I remembered one Christmas, my dad took me to that special district to see one house by another house with amazing decorations. Another time, I was already a teenager and went to the centre with my friends. We all dressed in red, but I was jealous of how nice the other girls looked like in their clothes, even though I probably had already asked my mom to buy me new ones before. In some ways, I always felt inferior to the other same age kids, especially in the appearance during junior high years. Anyhow, that Christmas year turned to be a little wild, in my own sense back then. It was my very first time to stay out later than midnight. It was not intentional. I and my friends got stuck within the parade going on, since on that same day, the national soccer team won. We could not find the taxi to come home on time, so each of us had to call up our parents. I waited for my parents as well. I did not remember if I was even punished for that; the only part I recalled more strongly was when my family stopped at a restaurant on the way home, for night snacks. Suddenly, even though the streets were filled with crazy people racing motorbikes (as a way of showing happiness with the game victory, and maybe also patriotism; but I would never know how it ever got started), no snow or whatsoever, I felt so cozy within. Certainly, it was also partly thanks to the warm noodles I ordered.

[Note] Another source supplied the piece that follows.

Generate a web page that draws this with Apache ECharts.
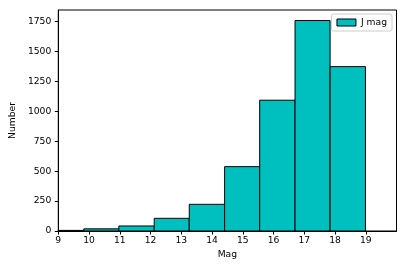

Many years before, when my little brother did not join our family yet, I recalled my obsession with Christmas trees. There was this one time, my aunt brought home – a big house where three families on my dad side lived together – a small Christmas tree. She wanted to decorate that with her kids. But she only put it inside her family’s room. My cousins did not want me to join in, and if I recall right, I was being kept away from the tree at distance. You can imagine how disappointed I was.
And, those were the only two Christmas from the early years of my life I can remember. After the wild one I had during junior high, the next one staying with me the most was the Christmas I spent with my high school boyfriend, of course.
Among all kinds of things have shifted after I moved to Finland, my Christmas changed too. The scenes became closer to my childhood dream. The first year I was in Finland, I saw snow, beautiful and magical snow I only witnessed from the TV screen. In 2012, I finally could stand under the snow, let them touch my face coldly and tried to identify every snowflake falling on my gloves, which I still do them whenever snow comes. It was a very good Christmas. I spent the first holiday abroad with my two closed friends, whom still remain in my life in a certain degree and have been through ups and downs with me. We watched three movies: The Holiday, Love Actually and Rare Export. I bet you might know the other two, but not the third one. It is a Finnish movie with very dark humour sense, which took me at least 2 years later to finally get it.
Okay, so dream did come true, but that is the thing about life. When your dreams actually come true, it stops being as perfect as in dreams.